GIVEN INSTRUCTION: Quote every line of the data below as it stands, omitting pictures.

── INFORMATION SUPPLIED ──

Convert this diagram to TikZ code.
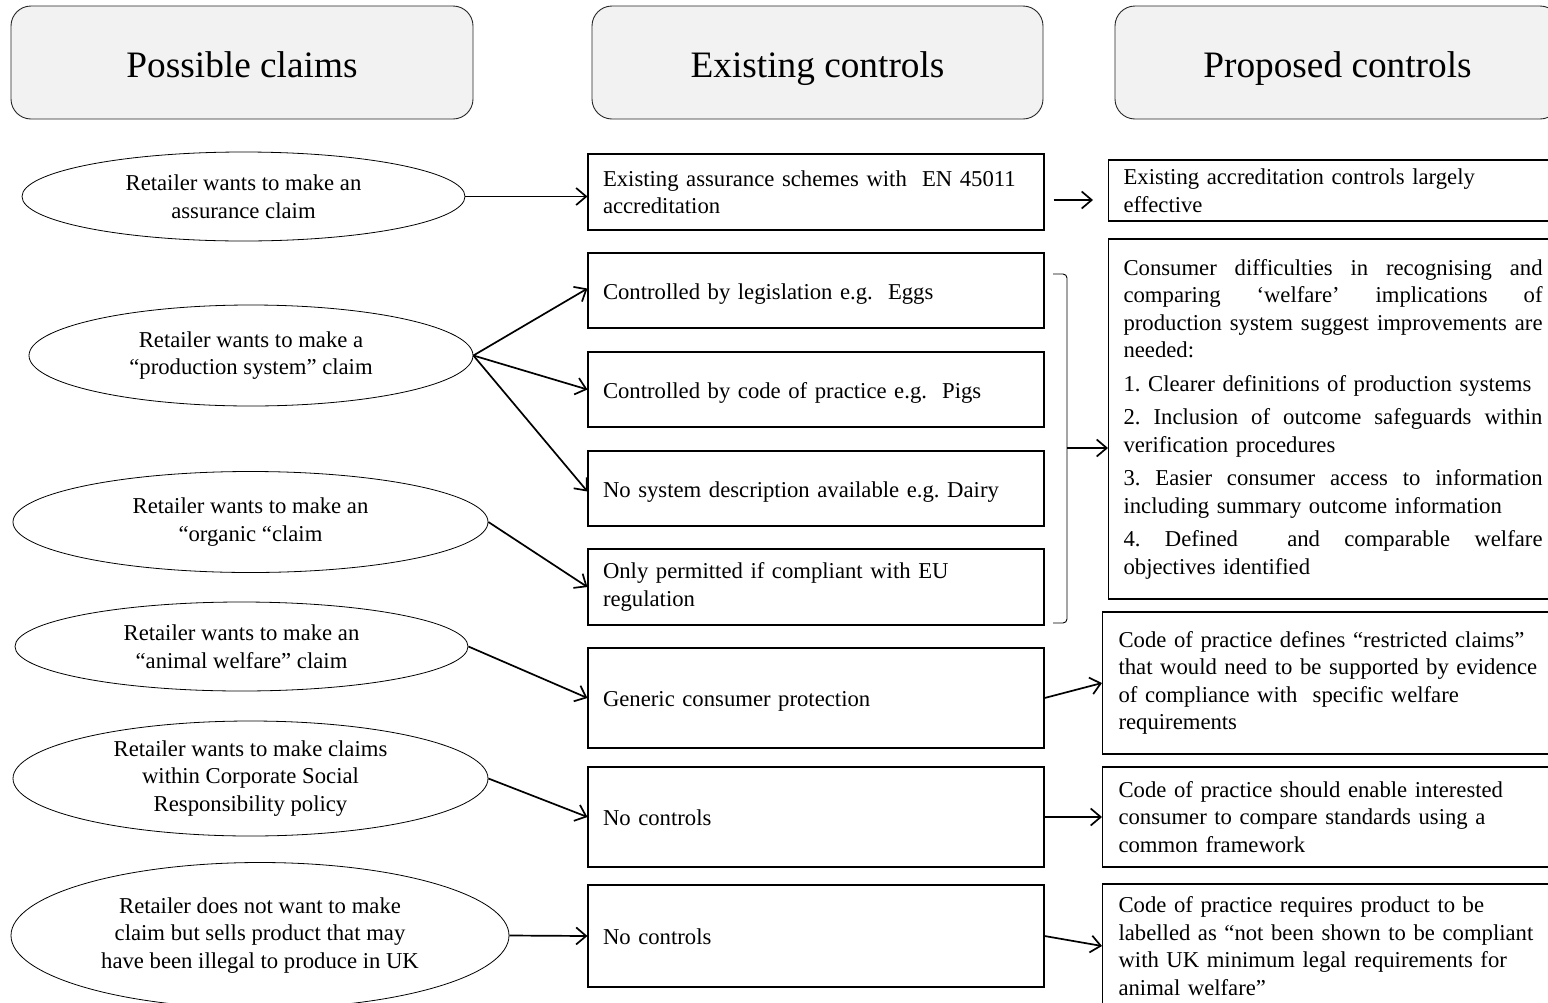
\documentclass[tikz,border=0pt]{standalone}
\usepackage{fontspec}
\setmainfont{Liberation Serif}
\usetikzlibrary{arrows.meta,shapes.geometric,calc}
\newcommand\bodyfont{\fontsize{22.7}{27.5}\selectfont\frenchspacing}
\newcommand\jline[1]{\leavevmode\hbox to 419pt{#1}}
\definecolor{hdrfill}{HTML}{F2F2F2}
\begin{document}
\begin{tikzpicture}[x=1pt,y=-1pt,
  hdr/.style={draw=black!85, fill=hdrfill, rounded corners=20pt, line width=0.9pt,
    minimum height=113pt, inner sep=0pt, text height=30pt, text depth=0pt,
    font=\fontsize{37.3}{44}\selectfont},
  claim/.style={ellipse, draw, line width=0.8pt, inner sep=0pt, align=center, font=\bodyfont},
  ctrl/.style={draw, line width=1.1pt, minimum width=456pt, text width=426pt,
    inner xsep=15pt, inner ysep=0pt, align=left, font=\bodyfont},
  one/.style={text height=19pt, text depth=2pt},
  prop/.style={draw, line width=1.1pt, anchor=west, inner ysep=0pt, align=left, font=\bodyfont},
  arr/.style={-{Straight Barb[length=10pt,width=17pt]}, line width=1.7pt},
  brack/.style={line width=0.9pt, rounded corners=4pt},
]
\useasboundingbox (0,0) rectangle (1548,1002);
\clip (0,0) rectangle (1548,1002);

% headers
\node[hdr, minimum width=462pt] (H1) at (242,62.5) {Possible claims};
\node[hdr, minimum width=451pt] (H2) at (817.5,62.5) {Existing controls};
\node[hdr, minimum width=445pt] (H3) at (1337.5,62.5) {Proposed controls};

% claims
\node[claim, minimum width=443pt, minimum height=89pt] (E1) at (243.5,196.5)
  {Retailer wants to make an\\assurance claim};
\node[claim, minimum width=444pt, minimum height=101pt] (E2) at (251,355.5)
  {Retailer wants to make a\\“production system” claim};
\node[claim, minimum width=475pt, minimum height=101pt] (E3) at (250.5,522)
  {Retailer wants to make an\\“organic “claim};
\node[claim, minimum width=453pt, minimum height=89pt] (E4) at (241.5,646.5)
  {Retailer wants to make an\\“animal welfare” claim};
\node[claim, minimum width=475pt, minimum height=115pt] (E5) at (250.5,778.5)
  {Retailer wants to make claims\\within Corporate Social\\Responsibility policy};
\node[claim, minimum width=498pt, minimum height=146pt] (E6) at (260,935.5)
  {Retailer does not want to make\\claim but sells product that may\\have been illegal to produce in UK};

% existing controls
\node[ctrl, minimum height=76pt] (B1) at (816,192)
  {Existing assurance schemes with\ \ EN 45011\\accreditation};
\node[ctrl, one, minimum height=75pt] (B2) at (816,290.5)
  {Controlled by legislation e.g.\ \ Eggs};
\node[ctrl, one, minimum height=75pt] (B3) at (816,389.5)
  {Controlled by code of practice e.g.\ \ Pigs};
\node[ctrl, one, minimum height=75pt] (B4) at (816,488.5)
  {No system description available e.g. Dairy};
\node[ctrl, minimum height=76pt] (B5) at (816,587)
  {Only permitted if compliant with EU\\regulation};
\node[ctrl, one, minimum height=100pt] (B6) at (816,698)
  {Generic consumer protection};
\node[ctrl, one, minimum height=100pt] (B7) at (816,817)
  {No controls};
\node[ctrl, one, minimum height=102pt] (B8) at (816,936)
  {No controls};

% proposed controls
\node[prop, text width=422pt, inner xsep=15pt, minimum height=61pt] (P1) at (1108,190.5)
  {Existing accreditation controls largely\\effective};
\node[prop, text width=419pt, inner xsep=15pt, minimum height=360pt] (P2) at (1108,419)
  {\jline{Consumer\hfill difficulties\hfill in\hfill recognising\hfill and}\\
   \jline{comparing\hfill ‘welfare’\hfill implications\hfill of}\\
   \jline{production\hfill system\hfill suggest\hfill improvements\hfill are}\\
   needed:\\[6pt]
   1. Clearer definitions of production systems\\[6pt]
   \jline{2.\hfill Inclusion\hfill of\hfill outcome\hfill safeguards\hfill within}\\
   verification procedures\\[6pt]
   \jline{3.\hfill Easier\hfill consumer\hfill access\hfill to\hfill information}\\
   including summary outcome information\\[6pt]
   \jline{4.\hfill Defined\hspace{25pt}\hfill and\hfill comparable\hfill welfare}\\
   objectives identified};
\node[prop, text width=430pt, inner xsep=16pt, minimum height=142pt] (P3) at (1102,683)
  {Code of practice defines “restricted claims”\\that would need to be supported by evidence\\of compliance with\ \ specific welfare\\requirements};
\node[prop, text width=430pt, inner xsep=16pt, minimum height=100pt] (P4) at (1102,817)
  {Code of practice should enable interested\\consumer to compare standards using a\\common framework};
\node[prop, text width=430pt, inner xsep=16pt, minimum height=124pt] (P5) at (1102,946)
  {Code of practice requires product to be\\labelled as “not been shown to be compliant\\with UK minimum legal requirements for\\animal welfare”};

% connectors claims -> existing
\draw[arr] (E1.east) -- (E1.east -| B1.west);
\draw[arr] (E2.east) -- ([yshift=2pt]B2.west);
\draw[arr] (E2.east) -- (B3.west);
\draw[arr] (E2.east) -- ([yshift=-3pt]B4.west);
\draw[arr] (E3.east) -- (B5.west);
\draw[arr] (E4.east) -- (B6.west);
\draw[arr] (E5.east) -- (B7.west);
\draw[arr] (E6.east) -- (B8.west);

% existing -> proposed
\draw[arr] ($(B1.east)+(9,8)$) -- ($(P1.west)+(-15,9.5)$);
\coordinate (bt) at (1053,274);
\coordinate (bb) at (1053,623);
\coordinate (brk) at (1067,448);
\draw[brack] (bt) -- (bt -| brk) -- (bb -| brk) -- (bb);
\draw[arr] (brk) -- (brk -| P2.west);
\draw[arr] (B6.east) -- (P3.west);
\draw[arr] (B7.east) -- (P4.west);
\draw[arr] (B8.east) -- (P5.west);
\end{tikzpicture}
\end{document}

───

ANSWER TO THE EXERCISE:
Convert this diagram to TikZ code.
\documentclass[tikz,border=0pt]{standalone}
\usepackage{fontspec}
\setmainfont{Liberation Serif}
\usetikzlibrary{arrows.meta,shapes.geometric,calc}
\newcommand\bodyfont{\fontsize{22.7}{27.5}\selectfont\frenchspacing}
\newcommand\jline[1]{\leavevmode\hbox to 419pt{#1}}
\definecolor{hdrfill}{HTML}{F2F2F2}
\begin{document}
\begin{tikzpicture}[x=1pt,y=-1pt,
  hdr/.style={draw=black!85, fill=hdrfill, rounded corners=20pt, line width=0.9pt,
    minimum height=113pt, inner sep=0pt, text height=30pt, text depth=0pt,
    font=\fontsize{37.3}{44}\selectfont},
  claim/.style={ellipse, draw, line width=0.8pt, inner sep=0pt, align=center, font=\bodyfont},
  ctrl/.style={draw, line width=1.1pt, minimum width=456pt, text width=426pt,
    inner xsep=15pt, inner ysep=0pt, align=left, font=\bodyfont},
  one/.style={text height=19pt, text depth=2pt},
  prop/.style={draw, line width=1.1pt, anchor=west, inner ysep=0pt, align=left, font=\bodyfont},
  arr/.style={-{Straight Barb[length=10pt,width=17pt]}, line width=1.7pt},
  brack/.style={line width=0.9pt, rounded corners=4pt},
]
\useasboundingbox (0,0) rectangle (1548,1002);
\clip (0,0) rectangle (1548,1002);

% headers
\node[hdr, minimum width=462pt] (H1) at (242,62.5) {Possible claims};
\node[hdr, minimum width=451pt] (H2) at (817.5,62.5) {Existing controls};
\node[hdr, minimum width=445pt] (H3) at (1337.5,62.5) {Proposed controls};

% claims
\node[claim, minimum width=443pt, minimum height=89pt] (E1) at (243.5,196.5)
  {Retailer wants to make an\\assurance claim};
\node[claim, minimum width=444pt, minimum height=101pt] (E2) at (251,355.5)
  {Retailer wants to make a\\“production system” claim};
\node[claim, minimum width=475pt, minimum height=101pt] (E3) at (250.5,522)
  {Retailer wants to make an\\“organic “claim};
\node[claim, minimum width=453pt, minimum height=89pt] (E4) at (241.5,646.5)
  {Retailer wants to make an\\“animal welfare” claim};
\node[claim, minimum width=475pt, minimum height=115pt] (E5) at (250.5,778.5)
  {Retailer wants to make claims\\within Corporate Social\\Responsibility policy};
\node[claim, minimum width=498pt, minimum height=146pt] (E6) at (260,935.5)
  {Retailer does not want to make\\claim but sells product that may\\have been illegal to produce in UK};

% existing controls
\node[ctrl, minimum height=76pt] (B1) at (816,192)
  {Existing assurance schemes with\ \ EN 45011\\accreditation};
\node[ctrl, one, minimum height=75pt] (B2) at (816,290.5)
  {Controlled by legislation e.g.\ \ Eggs};
\node[ctrl, one, minimum height=75pt] (B3) at (816,389.5)
  {Controlled by code of practice e.g.\ \ Pigs};
\node[ctrl, one, minimum height=75pt] (B4) at (816,488.5)
  {No system description available e.g. Dairy};
\node[ctrl, minimum height=76pt] (B5) at (816,587)
  {Only permitted if compliant with EU\\regulation};
\node[ctrl, one, minimum height=100pt] (B6) at (816,698)
  {Generic consumer protection};
\node[ctrl, one, minimum height=100pt] (B7) at (816,817)
  {No controls};
\node[ctrl, one, minimum height=102pt] (B8) at (816,936)
  {No controls};

% proposed controls
\node[prop, text width=422pt, inner xsep=15pt, minimum height=61pt] (P1) at (1108,190.5)
  {Existing accreditation controls largely\\effective};
\node[prop, text width=419pt, inner xsep=15pt, minimum height=360pt] (P2) at (1108,419)
  {\jline{Consumer\hfill difficulties\hfill in\hfill recognising\hfill and}\\
   \jline{comparing\hfill ‘welfare’\hfill implications\hfill of}\\
   \jline{production\hfill system\hfill suggest\hfill improvements\hfill are}\\
   needed:\\[6pt]
   1. Clearer definitions of production systems\\[6pt]
   \jline{2.\hfill Inclusion\hfill of\hfill outcome\hfill safeguards\hfill within}\\
   verification procedures\\[6pt]
   \jline{3.\hfill Easier\hfill consumer\hfill access\hfill to\hfill information}\\
   including summary outcome information\\[6pt]
   \jline{4.\hfill Defined\hspace{25pt}\hfill and\hfill comparable\hfill welfare}\\
   objectives identified};
\node[prop, text width=430pt, inner xsep=16pt, minimum height=142pt] (P3) at (1102,683)
  {Code of practice defines “restricted claims”\\that would need to be supported by evidence\\of compliance with\ \ specific welfare\\requirements};
\node[prop, text width=430pt, inner xsep=16pt, minimum height=100pt] (P4) at (1102,817)
  {Code of practice should enable interested\\consumer to compare standards using a\\common framework};
\node[prop, text width=430pt, inner xsep=16pt, minimum height=124pt] (P5) at (1102,946)
  {Code of practice requires product to be\\labelled as “not been shown to be compliant\\with UK minimum legal requirements for\\animal welfare”};

% connectors claims -> existing
\draw[arr] (E1.east) -- (E1.east -| B1.west);
\draw[arr] (E2.east) -- ([yshift=2pt]B2.west);
\draw[arr] (E2.east) -- (B3.west);
\draw[arr] (E2.east) -- ([yshift=-3pt]B4.west);
\draw[arr] (E3.east) -- (B5.west);
\draw[arr] (E4.east) -- (B6.west);
\draw[arr] (E5.east) -- (B7.west);
\draw[arr] (E6.east) -- (B8.west);

% existing -> proposed
\draw[arr] ($(B1.east)+(9,8)$) -- ($(P1.west)+(-15,9.5)$);
\coordinate (bt) at (1053,274);
\coordinate (bb) at (1053,623);
\coordinate (brk) at (1067,448);
\draw[brack] (bt) -- (bt -| brk) -- (bb -| brk) -- (bb);
\draw[arr] (brk) -- (brk -| P2.west);
\draw[arr] (B6.east) -- (P3.west);
\draw[arr] (B7.east) -- (P4.west);
\draw[arr] (B8.east) -- (P5.west);
\end{tikzpicture}
\end{document}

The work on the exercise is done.